I am sure Breath of the Wild was inspired by Skyrim, Minecraft, and other top ‘open world’ games. And yet… Nintendo developers are very smart people. Smarter than I. Smarter than The Reader. If some dumb bloke like myself can make connections like this, certainly the best game developers on the planet can do it too.
I am curious how Miyamoto, Aonuma and Nintendo are receiving the Breath of the Wild phenomenon. “They would be happy, Malstrom!” I’m not entirely sure. They were not happy when 2d Mario began selling gangbusters.
Doesn’t Breath of the Wild’s success show, both in critical reception and in sales, how off track the Zelda series has been?
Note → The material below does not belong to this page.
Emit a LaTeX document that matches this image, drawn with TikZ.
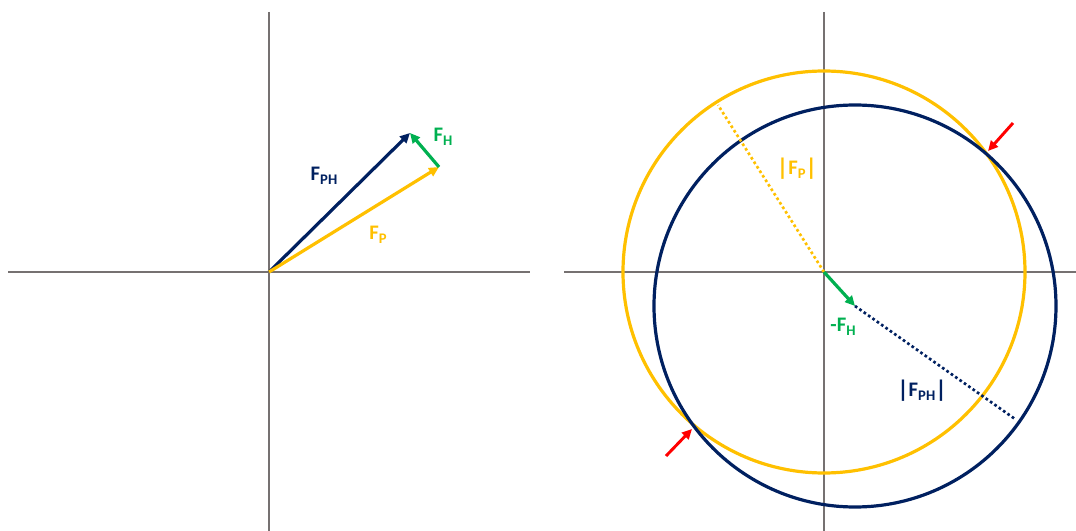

How can there be any other type of interpretation? Breath of the Wild is the stake-in-the-heart of Aonuma Zelda. If Nintendo tries to go back, the world will scream.
What gave me the confidence to keep going on, and on, like a broken record about Zelda for nearly half a decade (!) is that Nintendo is a business first. We all have egos. Everyone’s game is like their precious baby. But when the business go bad, Nintendo has a habit of professionalism trumping ego. They will see feedback and right the ship. I saw this with Wii (coming from Gamecube). Zelda would just die out if they kept making games like Skyward Sword.
After the flops of Metroid: Other M, and Metroid: Federation Force, Nintendo should be saying, “Those games didn’t work. Let us do something DIFFERENT so it does work.” Then they look at feedback, and hopefully Metroid will be fixed.
Metroid done right wouldn’t be the phenomenon that Zelda is now. Rather, it would be a different phenomenon, a more ‘hardcore gaming’ phenomenon. Metroid was about the advanced player, the experienced gamer. All other Nintendo games seem geared for kids or for everyone. Not Metroid. A modern Metroid would make Dark Souls type games look silly and juvenile.